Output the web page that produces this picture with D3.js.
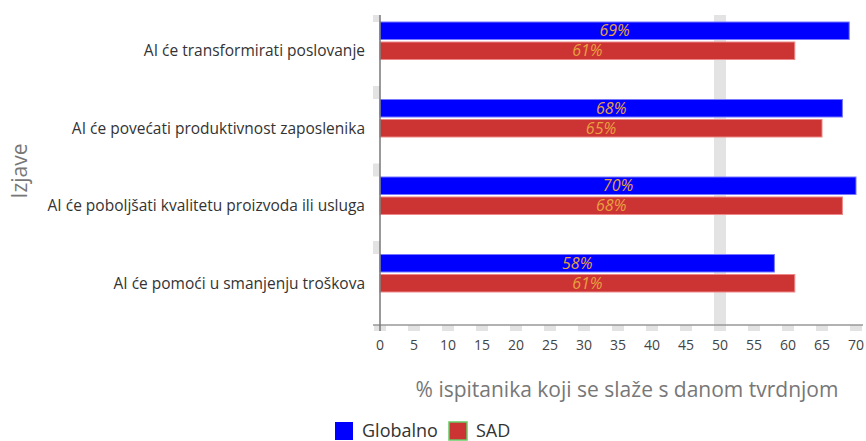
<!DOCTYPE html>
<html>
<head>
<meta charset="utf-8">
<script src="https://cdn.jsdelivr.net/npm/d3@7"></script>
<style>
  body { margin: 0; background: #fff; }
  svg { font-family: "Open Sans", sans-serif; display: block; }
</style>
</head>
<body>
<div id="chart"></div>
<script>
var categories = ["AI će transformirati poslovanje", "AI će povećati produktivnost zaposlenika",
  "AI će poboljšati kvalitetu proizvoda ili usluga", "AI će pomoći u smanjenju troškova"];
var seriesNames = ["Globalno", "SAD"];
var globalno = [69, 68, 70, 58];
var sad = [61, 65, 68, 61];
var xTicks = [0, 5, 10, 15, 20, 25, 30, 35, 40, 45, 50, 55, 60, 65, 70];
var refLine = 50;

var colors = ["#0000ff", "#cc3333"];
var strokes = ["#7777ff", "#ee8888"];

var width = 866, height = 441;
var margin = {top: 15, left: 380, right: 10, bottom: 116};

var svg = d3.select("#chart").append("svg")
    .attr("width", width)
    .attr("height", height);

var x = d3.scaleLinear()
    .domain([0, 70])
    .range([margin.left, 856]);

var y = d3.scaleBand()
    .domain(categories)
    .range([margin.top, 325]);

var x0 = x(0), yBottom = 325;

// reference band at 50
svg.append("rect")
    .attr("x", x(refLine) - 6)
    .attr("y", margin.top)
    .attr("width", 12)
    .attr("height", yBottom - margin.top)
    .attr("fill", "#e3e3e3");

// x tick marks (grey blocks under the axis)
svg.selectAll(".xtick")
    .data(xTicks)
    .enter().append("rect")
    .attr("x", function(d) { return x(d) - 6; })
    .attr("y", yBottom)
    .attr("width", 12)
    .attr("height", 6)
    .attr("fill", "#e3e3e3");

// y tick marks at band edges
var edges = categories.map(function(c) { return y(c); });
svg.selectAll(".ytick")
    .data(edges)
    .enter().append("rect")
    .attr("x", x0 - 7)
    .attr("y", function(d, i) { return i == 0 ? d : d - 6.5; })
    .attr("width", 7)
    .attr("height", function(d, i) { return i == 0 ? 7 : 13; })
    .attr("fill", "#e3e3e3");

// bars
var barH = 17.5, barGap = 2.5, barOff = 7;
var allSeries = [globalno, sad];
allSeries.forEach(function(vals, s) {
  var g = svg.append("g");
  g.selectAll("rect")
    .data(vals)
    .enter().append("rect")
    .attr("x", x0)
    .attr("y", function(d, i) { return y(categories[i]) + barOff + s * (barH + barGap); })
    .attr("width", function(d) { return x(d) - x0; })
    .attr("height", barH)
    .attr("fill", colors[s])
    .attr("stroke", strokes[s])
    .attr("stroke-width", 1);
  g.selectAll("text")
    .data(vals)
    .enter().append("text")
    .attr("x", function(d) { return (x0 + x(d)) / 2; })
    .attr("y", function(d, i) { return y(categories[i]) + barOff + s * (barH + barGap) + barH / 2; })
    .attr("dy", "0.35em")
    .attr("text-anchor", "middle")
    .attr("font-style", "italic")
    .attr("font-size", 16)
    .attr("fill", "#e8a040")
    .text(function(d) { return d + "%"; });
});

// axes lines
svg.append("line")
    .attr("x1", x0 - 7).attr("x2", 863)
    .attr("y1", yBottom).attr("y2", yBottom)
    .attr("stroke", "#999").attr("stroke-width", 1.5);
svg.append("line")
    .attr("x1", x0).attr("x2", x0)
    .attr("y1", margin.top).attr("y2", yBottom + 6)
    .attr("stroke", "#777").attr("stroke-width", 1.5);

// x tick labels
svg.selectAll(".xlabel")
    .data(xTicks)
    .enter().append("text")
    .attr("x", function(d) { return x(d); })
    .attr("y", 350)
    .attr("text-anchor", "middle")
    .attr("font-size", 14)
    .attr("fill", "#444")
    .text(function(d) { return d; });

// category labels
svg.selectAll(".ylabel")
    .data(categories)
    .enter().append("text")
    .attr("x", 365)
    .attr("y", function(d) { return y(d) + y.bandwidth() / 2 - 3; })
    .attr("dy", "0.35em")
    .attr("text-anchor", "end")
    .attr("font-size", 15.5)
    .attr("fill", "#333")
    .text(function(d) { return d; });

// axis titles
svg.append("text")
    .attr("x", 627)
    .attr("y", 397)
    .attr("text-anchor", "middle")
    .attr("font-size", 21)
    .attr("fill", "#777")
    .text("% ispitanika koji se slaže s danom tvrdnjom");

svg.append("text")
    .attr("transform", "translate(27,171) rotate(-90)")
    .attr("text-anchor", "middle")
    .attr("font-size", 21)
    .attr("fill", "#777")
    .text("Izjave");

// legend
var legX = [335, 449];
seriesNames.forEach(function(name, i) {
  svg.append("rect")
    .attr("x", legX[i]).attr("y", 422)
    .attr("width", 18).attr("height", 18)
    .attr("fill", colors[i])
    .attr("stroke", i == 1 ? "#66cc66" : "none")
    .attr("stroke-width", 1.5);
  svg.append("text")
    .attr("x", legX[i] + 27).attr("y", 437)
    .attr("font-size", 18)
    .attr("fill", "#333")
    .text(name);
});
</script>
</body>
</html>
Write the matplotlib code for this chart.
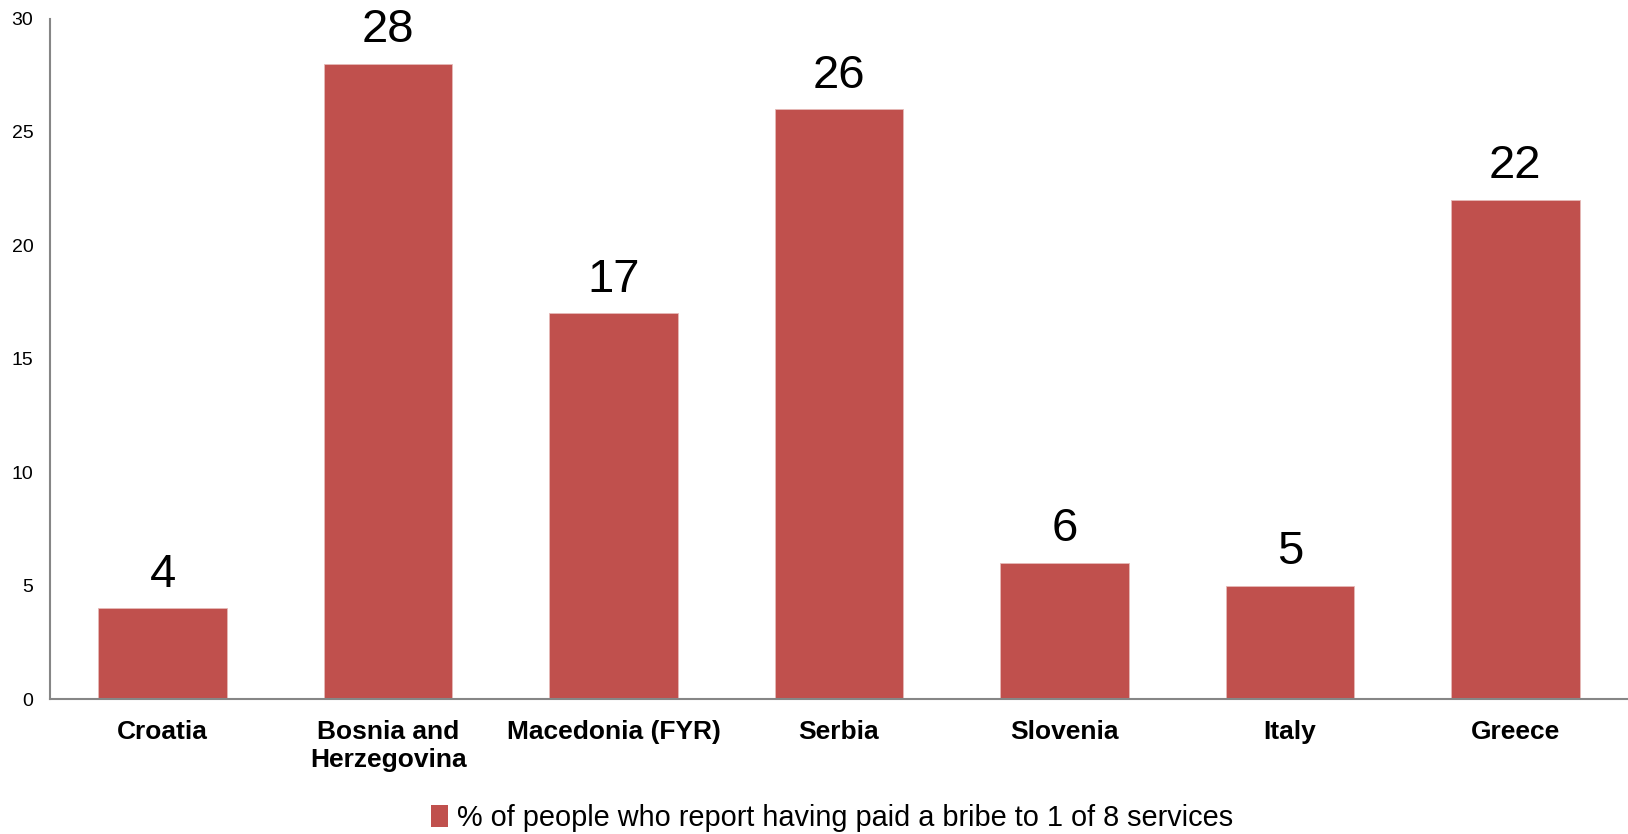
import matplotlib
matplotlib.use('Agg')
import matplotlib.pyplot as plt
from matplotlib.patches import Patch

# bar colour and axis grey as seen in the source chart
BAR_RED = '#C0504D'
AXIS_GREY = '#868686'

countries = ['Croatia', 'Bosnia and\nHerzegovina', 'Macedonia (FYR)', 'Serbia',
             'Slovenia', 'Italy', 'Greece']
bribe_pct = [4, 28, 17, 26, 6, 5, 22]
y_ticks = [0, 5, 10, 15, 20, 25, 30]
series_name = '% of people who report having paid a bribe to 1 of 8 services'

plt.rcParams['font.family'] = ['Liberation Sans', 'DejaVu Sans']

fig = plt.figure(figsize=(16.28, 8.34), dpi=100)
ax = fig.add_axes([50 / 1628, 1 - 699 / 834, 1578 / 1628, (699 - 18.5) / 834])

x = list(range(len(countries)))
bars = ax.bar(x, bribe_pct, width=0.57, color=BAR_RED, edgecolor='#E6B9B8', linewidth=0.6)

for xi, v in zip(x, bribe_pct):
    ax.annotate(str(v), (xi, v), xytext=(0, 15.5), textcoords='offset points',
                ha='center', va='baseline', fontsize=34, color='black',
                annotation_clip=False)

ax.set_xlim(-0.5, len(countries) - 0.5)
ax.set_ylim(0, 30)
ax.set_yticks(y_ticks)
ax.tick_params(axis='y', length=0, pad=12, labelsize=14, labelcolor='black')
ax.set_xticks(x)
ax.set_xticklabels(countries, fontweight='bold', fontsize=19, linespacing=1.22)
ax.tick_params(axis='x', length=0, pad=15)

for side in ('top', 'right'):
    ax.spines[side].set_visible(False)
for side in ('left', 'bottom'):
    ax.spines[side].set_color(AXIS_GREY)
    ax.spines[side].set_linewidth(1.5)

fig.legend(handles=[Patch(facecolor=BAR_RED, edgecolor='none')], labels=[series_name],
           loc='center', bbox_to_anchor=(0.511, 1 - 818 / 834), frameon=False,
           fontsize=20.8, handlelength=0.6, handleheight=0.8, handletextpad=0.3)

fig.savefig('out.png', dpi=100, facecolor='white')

◆ **WORK REQUIRED**:
The records above need to be given again exactly. Omit the pictures.

◆ **THE OUTPUT**:
Output the web page that produces this picture with D3.js.
<!DOCTYPE html>
<html>
<head>
<meta charset="utf-8">
<script src="https://cdn.jsdelivr.net/npm/d3@7"></script>
<style>
  body { margin: 0; background: #fff; }
  svg { font-family: "Open Sans", sans-serif; display: block; }
</style>
</head>
<body>
<div id="chart"></div>
<script>
var categories = ["AI će transformirati poslovanje", "AI će povećati produktivnost zaposlenika",
  "AI će poboljšati kvalitetu proizvoda ili usluga", "AI će pomoći u smanjenju troškova"];
var seriesNames = ["Globalno", "SAD"];
var globalno = [69, 68, 70, 58];
var sad = [61, 65, 68, 61];
var xTicks = [0, 5, 10, 15, 20, 25, 30, 35, 40, 45, 50, 55, 60, 65, 70];
var refLine = 50;

var colors = ["#0000ff", "#cc3333"];
var strokes = ["#7777ff", "#ee8888"];

var width = 866, height = 441;
var margin = {top: 15, left: 380, right: 10, bottom: 116};

var svg = d3.select("#chart").append("svg")
    .attr("width", width)
    .attr("height", height);

var x = d3.scaleLinear()
    .domain([0, 70])
    .range([margin.left, 856]);

var y = d3.scaleBand()
    .domain(categories)
    .range([margin.top, 325]);

var x0 = x(0), yBottom = 325;

// reference band at 50
svg.append("rect")
    .attr("x", x(refLine) - 6)
    .attr("y", margin.top)
    .attr("width", 12)
    .attr("height", yBottom - margin.top)
    .attr("fill", "#e3e3e3");

// x tick marks (grey blocks under the axis)
svg.selectAll(".xtick")
    .data(xTicks)
    .enter().append("rect")
    .attr("x", function(d) { return x(d) - 6; })
    .attr("y", yBottom)
    .attr("width", 12)
    .attr("height", 6)
    .attr("fill", "#e3e3e3");

// y tick marks at band edges
var edges = categories.map(function(c) { return y(c); });
svg.selectAll(".ytick")
    .data(edges)
    .enter().append("rect")
    .attr("x", x0 - 7)
    .attr("y", function(d, i) { return i == 0 ? d : d - 6.5; })
    .attr("width", 7)
    .attr("height", function(d, i) { return i == 0 ? 7 : 13; })
    .attr("fill", "#e3e3e3");

// bars
var barH = 17.5, barGap = 2.5, barOff = 7;
var allSeries = [globalno, sad];
allSeries.forEach(function(vals, s) {
  var g = svg.append("g");
  g.selectAll("rect")
    .data(vals)
    .enter().append("rect")
    .attr("x", x0)
    .attr("y", function(d, i) { return y(categories[i]) + barOff + s * (barH + barGap); })
    .attr("width", function(d) { return x(d) - x0; })
    .attr("height", barH)
    .attr("fill", colors[s])
    .attr("stroke", strokes[s])
    .attr("stroke-width", 1);
  g.selectAll("text")
    .data(vals)
    .enter().append("text")
    .attr("x", function(d) { return (x0 + x(d)) / 2; })
    .attr("y", function(d, i) { return y(categories[i]) + barOff + s * (barH + barGap) + barH / 2; })
    .attr("dy", "0.35em")
    .attr("text-anchor", "middle")
    .attr("font-style", "italic")
    .attr("font-size", 16)
    .attr("fill", "#e8a040")
    .text(function(d) { return d + "%"; });
});

// axes lines
svg.append("line")
    .attr("x1", x0 - 7).attr("x2", 863)
    .attr("y1", yBottom).attr("y2", yBottom)
    .attr("stroke", "#999").attr("stroke-width", 1.5);
svg.append("line")
    .attr("x1", x0).attr("x2", x0)
    .attr("y1", margin.top).attr("y2", yBottom + 6)
    .attr("stroke", "#777").attr("stroke-width", 1.5);

// x tick labels
svg.selectAll(".xlabel")
    .data(xTicks)
    .enter().append("text")
    .attr("x", function(d) { return x(d); })
    .attr("y", 350)
    .attr("text-anchor", "middle")
    .attr("font-size", 14)
    .attr("fill", "#444")
    .text(function(d) { return d; });

// category labels
svg.selectAll(".ylabel")
    .data(categories)
    .enter().append("text")
    .attr("x", 365)
    .attr("y", function(d) { return y(d) + y.bandwidth() / 2 - 3; })
    .attr("dy", "0.35em")
    .attr("text-anchor", "end")
    .attr("font-size", 15.5)
    .attr("fill", "#333")
    .text(function(d) { return d; });

// axis titles
svg.append("text")
    .attr("x", 627)
    .attr("y", 397)
    .attr("text-anchor", "middle")
    .attr("font-size", 21)
    .attr("fill", "#777")
    .text("% ispitanika koji se slaže s danom tvrdnjom");

svg.append("text")
    .attr("transform", "translate(27,171) rotate(-90)")
    .attr("text-anchor", "middle")
    .attr("font-size", 21)
    .attr("fill", "#777")
    .text("Izjave");

// legend
var legX = [335, 449];
seriesNames.forEach(function(name, i) {
  svg.append("rect")
    .attr("x", legX[i]).attr("y", 422)
    .attr("width", 18).attr("height", 18)
    .attr("fill", colors[i])
    .attr("stroke", i == 1 ? "#66cc66" : "none")
    .attr("stroke-width", 1.5);
  svg.append("text")
    .attr("x", legX[i] + 27).attr("y", 437)
    .attr("font-size", 18)
    .attr("fill", "#333")
    .text(name);
});
</script>
</body>
</html>
Write the matplotlib code for this chart.
import matplotlib
matplotlib.use('Agg')
import matplotlib.pyplot as plt
from matplotlib.patches import Patch

# bar colour and axis grey as seen in the source chart
BAR_RED = '#C0504D'
AXIS_GREY = '#868686'

countries = ['Croatia', 'Bosnia and\nHerzegovina', 'Macedonia (FYR)', 'Serbia',
             'Slovenia', 'Italy', 'Greece']
bribe_pct = [4, 28, 17, 26, 6, 5, 22]
y_ticks = [0, 5, 10, 15, 20, 25, 30]
series_name = '% of people who report having paid a bribe to 1 of 8 services'

plt.rcParams['font.family'] = ['Liberation Sans', 'DejaVu Sans']

fig = plt.figure(figsize=(16.28, 8.34), dpi=100)
ax = fig.add_axes([50 / 1628, 1 - 699 / 834, 1578 / 1628, (699 - 18.5) / 834])

x = list(range(len(countries)))
bars = ax.bar(x, bribe_pct, width=0.57, color=BAR_RED, edgecolor='#E6B9B8', linewidth=0.6)

for xi, v in zip(x, bribe_pct):
    ax.annotate(str(v), (xi, v), xytext=(0, 15.5), textcoords='offset points',
                ha='center', va='baseline', fontsize=34, color='black',
                annotation_clip=False)

ax.set_xlim(-0.5, len(countries) - 0.5)
ax.set_ylim(0, 30)
ax.set_yticks(y_ticks)
ax.tick_params(axis='y', length=0, pad=12, labelsize=14, labelcolor='black')
ax.set_xticks(x)
ax.set_xticklabels(countries, fontweight='bold', fontsize=19, linespacing=1.22)
ax.tick_params(axis='x', length=0, pad=15)

for side in ('top', 'right'):
    ax.spines[side].set_visible(False)
for side in ('left', 'bottom'):
    ax.spines[side].set_color(AXIS_GREY)
    ax.spines[side].set_linewidth(1.5)

fig.legend(handles=[Patch(facecolor=BAR_RED, edgecolor='none')], labels=[series_name],
           loc='center', bbox_to_anchor=(0.511, 1 - 818 / 834), frameon=False,
           fontsize=20.8, handlelength=0.6, handleheight=0.8, handletextpad=0.3)

fig.savefig('out.png', dpi=100, facecolor='white')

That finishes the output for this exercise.